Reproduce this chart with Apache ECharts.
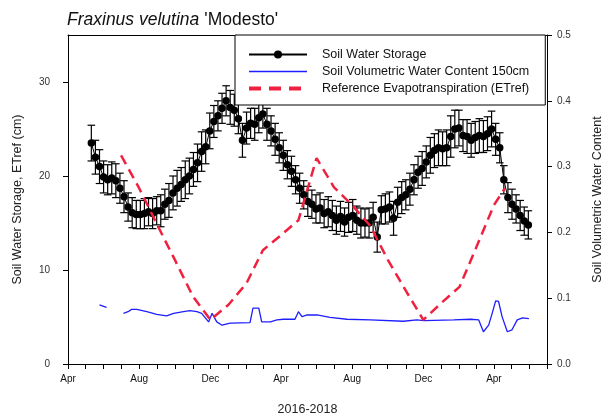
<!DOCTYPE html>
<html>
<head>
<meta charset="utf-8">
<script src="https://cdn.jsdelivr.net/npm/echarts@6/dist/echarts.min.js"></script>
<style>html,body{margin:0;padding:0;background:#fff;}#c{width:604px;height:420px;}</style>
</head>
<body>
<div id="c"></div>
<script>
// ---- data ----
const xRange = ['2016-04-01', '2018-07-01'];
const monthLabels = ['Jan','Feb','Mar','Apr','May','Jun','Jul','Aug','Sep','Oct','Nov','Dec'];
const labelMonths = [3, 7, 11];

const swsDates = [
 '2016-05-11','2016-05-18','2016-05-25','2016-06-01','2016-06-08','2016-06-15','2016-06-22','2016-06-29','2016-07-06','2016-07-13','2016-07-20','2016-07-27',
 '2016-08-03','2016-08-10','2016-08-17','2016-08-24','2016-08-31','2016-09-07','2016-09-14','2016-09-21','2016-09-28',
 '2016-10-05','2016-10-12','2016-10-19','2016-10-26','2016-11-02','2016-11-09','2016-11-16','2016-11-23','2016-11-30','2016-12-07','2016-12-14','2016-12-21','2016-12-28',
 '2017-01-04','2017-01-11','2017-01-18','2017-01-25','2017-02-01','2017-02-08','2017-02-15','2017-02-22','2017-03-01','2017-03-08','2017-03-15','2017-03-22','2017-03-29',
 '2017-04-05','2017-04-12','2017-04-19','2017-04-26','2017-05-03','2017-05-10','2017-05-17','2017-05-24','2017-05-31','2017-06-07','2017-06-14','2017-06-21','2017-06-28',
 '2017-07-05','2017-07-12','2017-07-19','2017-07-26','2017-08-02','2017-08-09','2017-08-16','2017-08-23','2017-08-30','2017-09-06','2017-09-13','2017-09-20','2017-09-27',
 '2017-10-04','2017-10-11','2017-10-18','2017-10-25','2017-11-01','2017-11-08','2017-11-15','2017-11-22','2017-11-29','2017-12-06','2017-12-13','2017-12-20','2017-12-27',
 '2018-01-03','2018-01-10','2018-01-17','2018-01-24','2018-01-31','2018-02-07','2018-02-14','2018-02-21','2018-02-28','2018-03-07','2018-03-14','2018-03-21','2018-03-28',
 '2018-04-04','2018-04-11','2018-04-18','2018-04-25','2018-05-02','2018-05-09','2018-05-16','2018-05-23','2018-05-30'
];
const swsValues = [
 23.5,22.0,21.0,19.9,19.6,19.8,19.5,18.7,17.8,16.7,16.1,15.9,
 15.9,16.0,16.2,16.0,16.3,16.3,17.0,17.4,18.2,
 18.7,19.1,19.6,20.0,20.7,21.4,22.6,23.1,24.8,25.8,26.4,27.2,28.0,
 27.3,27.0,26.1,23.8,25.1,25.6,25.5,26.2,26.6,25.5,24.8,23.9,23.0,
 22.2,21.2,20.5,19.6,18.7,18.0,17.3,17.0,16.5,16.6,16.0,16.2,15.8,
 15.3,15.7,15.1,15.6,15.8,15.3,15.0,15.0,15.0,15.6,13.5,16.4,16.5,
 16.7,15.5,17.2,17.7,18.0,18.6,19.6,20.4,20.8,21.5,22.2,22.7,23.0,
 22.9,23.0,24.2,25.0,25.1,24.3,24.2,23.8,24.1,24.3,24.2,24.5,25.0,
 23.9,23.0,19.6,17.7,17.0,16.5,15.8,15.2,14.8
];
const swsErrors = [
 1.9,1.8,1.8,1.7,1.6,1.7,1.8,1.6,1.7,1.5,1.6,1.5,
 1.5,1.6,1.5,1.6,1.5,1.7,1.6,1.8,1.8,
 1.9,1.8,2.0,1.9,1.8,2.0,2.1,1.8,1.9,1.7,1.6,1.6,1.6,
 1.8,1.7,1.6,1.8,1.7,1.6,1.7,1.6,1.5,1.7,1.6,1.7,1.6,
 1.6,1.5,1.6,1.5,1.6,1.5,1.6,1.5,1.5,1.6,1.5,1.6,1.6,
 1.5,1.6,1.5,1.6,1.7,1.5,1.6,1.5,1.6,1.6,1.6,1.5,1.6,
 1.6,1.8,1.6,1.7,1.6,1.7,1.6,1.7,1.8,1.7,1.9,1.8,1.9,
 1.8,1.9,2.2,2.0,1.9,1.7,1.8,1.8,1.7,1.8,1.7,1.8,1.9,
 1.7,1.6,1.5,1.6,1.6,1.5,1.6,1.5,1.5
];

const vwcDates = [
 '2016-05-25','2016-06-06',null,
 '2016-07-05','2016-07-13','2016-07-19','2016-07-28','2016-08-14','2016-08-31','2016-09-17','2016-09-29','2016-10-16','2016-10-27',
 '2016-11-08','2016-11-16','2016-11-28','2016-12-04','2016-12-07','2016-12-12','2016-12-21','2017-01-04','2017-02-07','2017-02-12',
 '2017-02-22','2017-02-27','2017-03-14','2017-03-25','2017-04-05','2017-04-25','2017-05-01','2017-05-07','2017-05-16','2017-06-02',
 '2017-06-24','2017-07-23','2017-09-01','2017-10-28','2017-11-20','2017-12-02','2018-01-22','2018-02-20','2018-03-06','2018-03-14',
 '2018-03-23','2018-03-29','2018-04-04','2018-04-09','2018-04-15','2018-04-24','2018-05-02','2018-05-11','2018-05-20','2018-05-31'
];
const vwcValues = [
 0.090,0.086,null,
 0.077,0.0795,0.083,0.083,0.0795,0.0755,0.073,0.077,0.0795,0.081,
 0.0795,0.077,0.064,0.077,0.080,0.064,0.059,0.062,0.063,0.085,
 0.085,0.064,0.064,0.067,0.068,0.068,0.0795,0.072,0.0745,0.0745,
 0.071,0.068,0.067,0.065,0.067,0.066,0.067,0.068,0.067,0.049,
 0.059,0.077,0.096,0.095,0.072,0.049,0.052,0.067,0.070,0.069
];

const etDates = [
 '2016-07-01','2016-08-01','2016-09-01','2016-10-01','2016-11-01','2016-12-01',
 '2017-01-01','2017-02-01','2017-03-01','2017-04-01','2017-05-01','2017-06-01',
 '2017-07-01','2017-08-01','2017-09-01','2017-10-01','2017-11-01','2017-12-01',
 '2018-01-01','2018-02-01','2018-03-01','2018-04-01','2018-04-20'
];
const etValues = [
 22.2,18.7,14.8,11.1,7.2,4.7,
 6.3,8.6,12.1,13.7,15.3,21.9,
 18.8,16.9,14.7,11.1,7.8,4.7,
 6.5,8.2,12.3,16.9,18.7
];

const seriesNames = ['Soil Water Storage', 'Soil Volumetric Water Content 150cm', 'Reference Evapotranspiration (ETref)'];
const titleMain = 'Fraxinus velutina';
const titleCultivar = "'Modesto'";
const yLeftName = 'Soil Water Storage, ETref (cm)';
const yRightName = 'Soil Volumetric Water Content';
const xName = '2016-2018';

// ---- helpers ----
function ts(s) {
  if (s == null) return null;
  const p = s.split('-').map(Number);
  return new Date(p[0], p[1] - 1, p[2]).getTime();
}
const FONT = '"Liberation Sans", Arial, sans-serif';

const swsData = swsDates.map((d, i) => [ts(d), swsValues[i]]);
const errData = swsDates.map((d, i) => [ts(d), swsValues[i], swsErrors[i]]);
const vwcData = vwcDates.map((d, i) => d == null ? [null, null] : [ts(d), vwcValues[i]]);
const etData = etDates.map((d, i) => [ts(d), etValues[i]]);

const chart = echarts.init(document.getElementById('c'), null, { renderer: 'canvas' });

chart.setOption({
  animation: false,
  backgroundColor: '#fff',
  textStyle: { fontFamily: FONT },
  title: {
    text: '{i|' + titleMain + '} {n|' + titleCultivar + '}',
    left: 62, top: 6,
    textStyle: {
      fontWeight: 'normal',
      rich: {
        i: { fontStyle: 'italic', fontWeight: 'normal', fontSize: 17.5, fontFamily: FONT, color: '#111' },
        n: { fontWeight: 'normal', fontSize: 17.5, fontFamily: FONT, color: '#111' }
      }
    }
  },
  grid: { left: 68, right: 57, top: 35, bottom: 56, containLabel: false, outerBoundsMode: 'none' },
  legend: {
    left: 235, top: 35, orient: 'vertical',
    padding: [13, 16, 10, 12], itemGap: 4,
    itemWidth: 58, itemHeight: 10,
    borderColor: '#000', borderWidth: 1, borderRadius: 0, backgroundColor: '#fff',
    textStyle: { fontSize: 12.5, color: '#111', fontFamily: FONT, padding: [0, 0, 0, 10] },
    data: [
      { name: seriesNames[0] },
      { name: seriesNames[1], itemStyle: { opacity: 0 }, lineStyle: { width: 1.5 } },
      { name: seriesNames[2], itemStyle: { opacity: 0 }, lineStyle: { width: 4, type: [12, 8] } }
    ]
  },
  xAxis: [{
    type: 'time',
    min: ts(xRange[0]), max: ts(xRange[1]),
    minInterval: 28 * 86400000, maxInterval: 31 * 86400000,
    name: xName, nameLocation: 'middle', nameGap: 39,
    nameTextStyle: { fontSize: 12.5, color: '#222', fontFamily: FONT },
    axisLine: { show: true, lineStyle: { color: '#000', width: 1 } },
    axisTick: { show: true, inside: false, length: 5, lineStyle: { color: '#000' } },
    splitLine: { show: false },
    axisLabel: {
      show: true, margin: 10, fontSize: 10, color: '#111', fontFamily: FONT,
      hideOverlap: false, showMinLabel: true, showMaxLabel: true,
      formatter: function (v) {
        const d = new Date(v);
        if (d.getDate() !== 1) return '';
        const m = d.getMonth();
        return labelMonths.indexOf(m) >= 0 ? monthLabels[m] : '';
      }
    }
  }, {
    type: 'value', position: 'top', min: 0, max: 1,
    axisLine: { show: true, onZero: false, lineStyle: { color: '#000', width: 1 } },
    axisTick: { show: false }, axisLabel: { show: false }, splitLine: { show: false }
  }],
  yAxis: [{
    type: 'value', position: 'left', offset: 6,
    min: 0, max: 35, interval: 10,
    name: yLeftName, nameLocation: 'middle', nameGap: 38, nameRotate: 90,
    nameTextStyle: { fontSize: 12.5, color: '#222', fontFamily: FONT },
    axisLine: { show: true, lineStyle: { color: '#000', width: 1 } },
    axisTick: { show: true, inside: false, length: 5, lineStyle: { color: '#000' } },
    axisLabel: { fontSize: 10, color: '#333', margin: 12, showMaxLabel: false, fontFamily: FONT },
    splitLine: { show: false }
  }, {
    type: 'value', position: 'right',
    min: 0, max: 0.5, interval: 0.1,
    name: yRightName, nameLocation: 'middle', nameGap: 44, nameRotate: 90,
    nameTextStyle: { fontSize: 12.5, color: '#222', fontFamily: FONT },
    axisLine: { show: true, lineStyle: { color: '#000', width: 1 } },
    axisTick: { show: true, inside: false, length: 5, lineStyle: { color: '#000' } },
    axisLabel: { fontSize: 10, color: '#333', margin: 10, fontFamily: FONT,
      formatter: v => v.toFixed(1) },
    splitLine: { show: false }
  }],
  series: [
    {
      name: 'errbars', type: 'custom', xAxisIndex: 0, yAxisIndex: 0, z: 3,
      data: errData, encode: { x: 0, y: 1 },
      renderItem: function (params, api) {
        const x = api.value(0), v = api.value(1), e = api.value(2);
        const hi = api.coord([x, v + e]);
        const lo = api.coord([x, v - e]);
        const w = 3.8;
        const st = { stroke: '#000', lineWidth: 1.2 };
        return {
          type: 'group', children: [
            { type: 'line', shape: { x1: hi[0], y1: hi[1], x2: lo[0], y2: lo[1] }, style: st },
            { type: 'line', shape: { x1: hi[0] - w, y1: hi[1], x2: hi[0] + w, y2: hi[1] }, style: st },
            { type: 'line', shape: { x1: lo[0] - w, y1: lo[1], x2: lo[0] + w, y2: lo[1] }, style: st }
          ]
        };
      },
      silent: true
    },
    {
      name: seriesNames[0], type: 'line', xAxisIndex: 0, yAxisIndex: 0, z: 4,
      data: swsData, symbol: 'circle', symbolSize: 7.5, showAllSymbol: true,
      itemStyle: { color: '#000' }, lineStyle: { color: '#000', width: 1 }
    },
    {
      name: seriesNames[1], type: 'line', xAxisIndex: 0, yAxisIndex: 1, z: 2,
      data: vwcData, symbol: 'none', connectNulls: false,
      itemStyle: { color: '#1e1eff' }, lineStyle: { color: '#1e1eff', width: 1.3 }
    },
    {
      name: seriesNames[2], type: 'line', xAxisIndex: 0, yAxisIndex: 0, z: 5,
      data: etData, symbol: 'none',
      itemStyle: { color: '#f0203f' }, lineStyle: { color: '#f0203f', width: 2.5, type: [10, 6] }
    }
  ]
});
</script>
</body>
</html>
■ ■ ■ ■ ■ ■ ■
INSTRUCTIONS FOR THE TASK =>
Leave out the pictures, then repeat the listing above exactly from its first line to the line with "const labelMonths = [3, 7, 11];", inclusive.

WRITTEN ANSWER =>
Reproduce this chart with Apache ECharts.
<!DOCTYPE html>
<html>
<head>
<meta charset="utf-8">
<script src="https://cdn.jsdelivr.net/npm/echarts@6/dist/echarts.min.js"></script>
<style>html,body{margin:0;padding:0;background:#fff;}#c{width:604px;height:420px;}</style>
</head>
<body>
<div id="c"></div>
<script>
// ---- data ----
const xRange = ['2016-04-01', '2018-07-01'];
const monthLabels = ['Jan','Feb','Mar','Apr','May','Jun','Jul','Aug','Sep','Oct','Nov','Dec'];
const labelMonths = [3, 7, 11];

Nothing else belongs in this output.